In an interview with the New York Times alongside Huffington Post co-founder Arianna Huffington, Kobe Bryant revealed some of the secrets to his success.
1. Learn From People Outside of Your Arena
So first off, how in the hell does Kobe Bryant know Arianna Huffington?
“I’m known for sending out cold emails. I love learning from people who take on giants and slay them. I wanted to know how Arianna did what she did, and why.”
Touche. You may not know it by watching him sometimes, but Michael Jordan isn’t the only individual who’s influenced his game (both seemingly on and off the court).
“No matter what industry you look at, people who do phenomenal things, there’s a common thread to them. I’ve always been curious about that, as a way to become a better basketball player.”

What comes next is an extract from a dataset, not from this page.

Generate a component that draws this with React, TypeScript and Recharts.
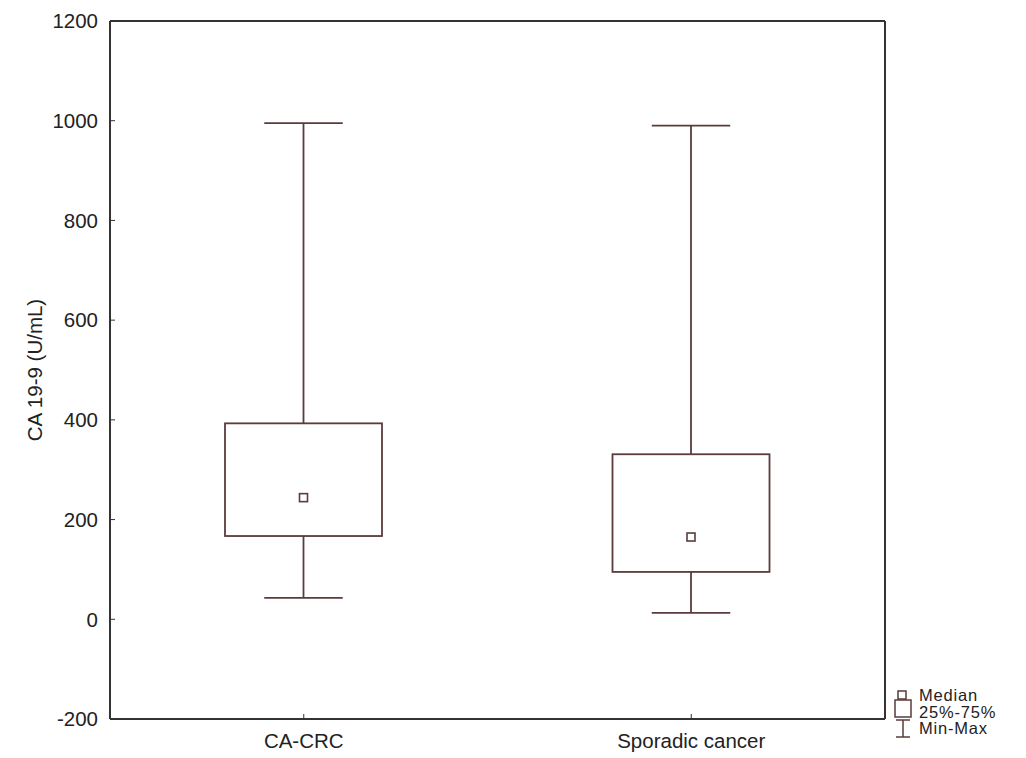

So he learns from other people … and animals.
… When you watch me shoot my fadeaway jumper, you’ll notice my leg is always extended. I had problems making that shot in the past. It’s tough. So one day I’m watching the Discovery Channel and see a cheetah hunting. When the cheetah runs, its tail always gives it balance, even if it’s cutting a sharp angle. And that’s when I was like: My leg could be the tail, right?… Inspiration surrounds us.”
2. Its About the Journey First
For Bryant, it’s not just about the championship rings themselves. There’s a process to winning, and falling in love with that process first ensured that the rings came after.
“…My heroes growing up, the Jordans, the Bill Russells, the Magic Johnsons, they all won multiple times. I wanted more. But it wasn’t just the result. It was the journey to get there…I love the process. The result comes later.”
3. Don’t Let Others Define Who You Are
Like his greatest ex-teammate Shaquille O’Neal, who was also an actor, philosopher (the “Big Aristotle”), rapper (“Kobe, tell me how my ass tastes) and a police officer, among other things he was horrific at, Bryant isn’t hewn in by what he’s supposed to be. Still, no more music, Kobe, please.
“What hurts a lot of people, particularly famous people, is they start valuing themselves for “what” they are, the way the world sees them: writer, speaker, basketball player. And you start believing that what you are is who you are. There’s a big difference.”
Kobe used to be one of those people who bragged about how little sleep they needed a night.
“…I’ve grown. I used to get by on three or four hours a night. I have a hard time shutting off my brain. But I’ve evolved. I’m up to six to eight hours now.”
So what made him give up the no-sleep asshattery?
“Growing up and understanding the importance of shutting down and unwinding.”
5. Care About the People You Work With
At one time, Bryant was a ball-hog and an abrasive teammate. Now he’s just a ball-hog.
“Oh, God. I was barking orders left and right. And these grown men are looking at me, like “Who the hell are you?” But I had studied the game so much. As I got older, I started understanding it’s not just about the game. People carry emotions with them. They have lives off the court. That helped me communicate better.”
6. Tackle Your Problems in Smaller Pieces
Like every successful person, Kobe’s also had his fair share of problems. He faced a sexual assault allegation in 2003 that brought on him a criminal investigation, the wrath of fans and the bright lights of a hungry media. All of it could have combined to derail his career, but he focused on handling one piece at a time.
“In 2003, I was going through the Colorado situation, and it was very tough. I had to ask myself what I wanted to accomplish. I want to keep my family together. Have to focus on that. I’m a good basketball player: I want more championships. Focus on that. Every endorsement I had, they dropped me. Every marketing person said, “You can’t be fixed.” So I start chopping the problem into smaller pieces, and I focus on them. What else are you going to do?”